MATERIAL
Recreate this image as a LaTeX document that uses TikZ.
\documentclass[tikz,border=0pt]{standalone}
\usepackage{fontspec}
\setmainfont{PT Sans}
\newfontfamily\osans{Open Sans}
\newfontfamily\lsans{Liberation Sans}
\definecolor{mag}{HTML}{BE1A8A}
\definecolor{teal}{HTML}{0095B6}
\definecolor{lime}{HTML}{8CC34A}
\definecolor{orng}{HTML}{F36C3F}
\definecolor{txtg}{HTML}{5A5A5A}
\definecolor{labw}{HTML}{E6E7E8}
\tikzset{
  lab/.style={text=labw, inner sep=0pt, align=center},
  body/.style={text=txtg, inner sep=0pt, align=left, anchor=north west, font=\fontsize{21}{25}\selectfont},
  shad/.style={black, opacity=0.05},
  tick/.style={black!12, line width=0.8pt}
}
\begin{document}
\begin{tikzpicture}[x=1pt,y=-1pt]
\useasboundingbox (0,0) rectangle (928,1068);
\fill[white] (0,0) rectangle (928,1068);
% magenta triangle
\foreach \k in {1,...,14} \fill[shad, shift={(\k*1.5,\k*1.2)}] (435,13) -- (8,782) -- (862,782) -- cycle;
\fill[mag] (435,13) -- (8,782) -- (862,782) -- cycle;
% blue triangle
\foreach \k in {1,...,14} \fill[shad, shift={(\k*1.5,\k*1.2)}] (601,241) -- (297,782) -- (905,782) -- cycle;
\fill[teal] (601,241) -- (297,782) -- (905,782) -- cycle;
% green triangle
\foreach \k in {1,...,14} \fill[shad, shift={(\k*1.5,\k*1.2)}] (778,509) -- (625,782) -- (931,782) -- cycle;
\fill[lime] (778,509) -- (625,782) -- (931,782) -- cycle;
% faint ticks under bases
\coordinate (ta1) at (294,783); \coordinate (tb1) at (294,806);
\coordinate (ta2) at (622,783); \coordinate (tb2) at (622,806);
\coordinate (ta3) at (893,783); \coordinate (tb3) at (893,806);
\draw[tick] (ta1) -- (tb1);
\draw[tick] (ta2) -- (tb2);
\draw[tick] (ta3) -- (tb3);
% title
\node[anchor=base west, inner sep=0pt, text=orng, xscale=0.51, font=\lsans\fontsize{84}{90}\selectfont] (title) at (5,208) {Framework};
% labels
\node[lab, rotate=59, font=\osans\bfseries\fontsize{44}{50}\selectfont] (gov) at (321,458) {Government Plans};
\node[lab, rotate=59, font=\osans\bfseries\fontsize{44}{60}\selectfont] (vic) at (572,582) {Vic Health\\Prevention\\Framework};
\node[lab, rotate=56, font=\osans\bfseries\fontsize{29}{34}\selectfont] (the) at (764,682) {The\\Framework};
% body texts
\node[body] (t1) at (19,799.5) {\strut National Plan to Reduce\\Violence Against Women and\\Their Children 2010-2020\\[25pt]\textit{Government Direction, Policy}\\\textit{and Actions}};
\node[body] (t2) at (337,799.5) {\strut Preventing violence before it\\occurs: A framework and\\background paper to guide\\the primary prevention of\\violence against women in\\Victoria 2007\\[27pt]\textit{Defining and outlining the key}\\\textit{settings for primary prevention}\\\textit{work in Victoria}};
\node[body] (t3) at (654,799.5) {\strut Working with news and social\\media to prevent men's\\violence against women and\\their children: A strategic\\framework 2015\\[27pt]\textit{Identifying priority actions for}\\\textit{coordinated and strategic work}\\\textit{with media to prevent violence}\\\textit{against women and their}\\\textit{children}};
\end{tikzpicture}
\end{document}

PROBLEM TO WORK ON
Quote each line above in full, word for word.

SOLUTION TO THIS EXERCISE
Recreate this image as a LaTeX document that uses TikZ.
\documentclass[tikz,border=0pt]{standalone}
\usepackage{fontspec}
\setmainfont{PT Sans}
\newfontfamily\osans{Open Sans}
\newfontfamily\lsans{Liberation Sans}
\definecolor{mag}{HTML}{BE1A8A}
\definecolor{teal}{HTML}{0095B6}
\definecolor{lime}{HTML}{8CC34A}
\definecolor{orng}{HTML}{F36C3F}
\definecolor{txtg}{HTML}{5A5A5A}
\definecolor{labw}{HTML}{E6E7E8}
\tikzset{
  lab/.style={text=labw, inner sep=0pt, align=center},
  body/.style={text=txtg, inner sep=0pt, align=left, anchor=north west, font=\fontsize{21}{25}\selectfont},
  shad/.style={black, opacity=0.05},
  tick/.style={black!12, line width=0.8pt}
}
\begin{document}
\begin{tikzpicture}[x=1pt,y=-1pt]
\useasboundingbox (0,0) rectangle (928,1068);
\fill[white] (0,0) rectangle (928,1068);
% magenta triangle
\foreach \k in {1,...,14} \fill[shad, shift={(\k*1.5,\k*1.2)}] (435,13) -- (8,782) -- (862,782) -- cycle;
\fill[mag] (435,13) -- (8,782) -- (862,782) -- cycle;
% blue triangle
\foreach \k in {1,...,14} \fill[shad, shift={(\k*1.5,\k*1.2)}] (601,241) -- (297,782) -- (905,782) -- cycle;
\fill[teal] (601,241) -- (297,782) -- (905,782) -- cycle;
% green triangle
\foreach \k in {1,...,14} \fill[shad, shift={(\k*1.5,\k*1.2)}] (778,509) -- (625,782) -- (931,782) -- cycle;
\fill[lime] (778,509) -- (625,782) -- (931,782) -- cycle;
% faint ticks under bases
\coordinate (ta1) at (294,783); \coordinate (tb1) at (294,806);
\coordinate (ta2) at (622,783); \coordinate (tb2) at (622,806);
\coordinate (ta3) at (893,783); \coordinate (tb3) at (893,806);
\draw[tick] (ta1) -- (tb1);
\draw[tick] (ta2) -- (tb2);
\draw[tick] (ta3) -- (tb3);
% title
\node[anchor=base west, inner sep=0pt, text=orng, xscale=0.51, font=\lsans\fontsize{84}{90}\selectfont] (title) at (5,208) {Framework};
% labels
\node[lab, rotate=59, font=\osans\bfseries\fontsize{44}{50}\selectfont] (gov) at (321,458) {Government Plans};
\node[lab, rotate=59, font=\osans\bfseries\fontsize{44}{60}\selectfont] (vic) at (572,582) {Vic Health\\Prevention\\Framework};
\node[lab, rotate=56, font=\osans\bfseries\fontsize{29}{34}\selectfont] (the) at (764,682) {The\\Framework};
% body texts
\node[body] (t1) at (19,799.5) {\strut National Plan to Reduce\\Violence Against Women and\\Their Children 2010-2020\\[25pt]\textit{Government Direction, Policy}\\\textit{and Actions}};
\node[body] (t2) at (337,799.5) {\strut Preventing violence before it\\occurs: A framework and\\background paper to guide\\the primary prevention of\\violence against women in\\Victoria 2007\\[27pt]\textit{Defining and outlining the key}\\\textit{settings for primary prevention}\\\textit{work in Victoria}};
\node[body] (t3) at (654,799.5) {\strut Working with news and social\\media to prevent men's\\violence against women and\\their children: A strategic\\framework 2015\\[27pt]\textit{Identifying priority actions for}\\\textit{coordinated and strategic work}\\\textit{with media to prevent violence}\\\textit{against women and their}\\\textit{children}};
\end{tikzpicture}
\end{document}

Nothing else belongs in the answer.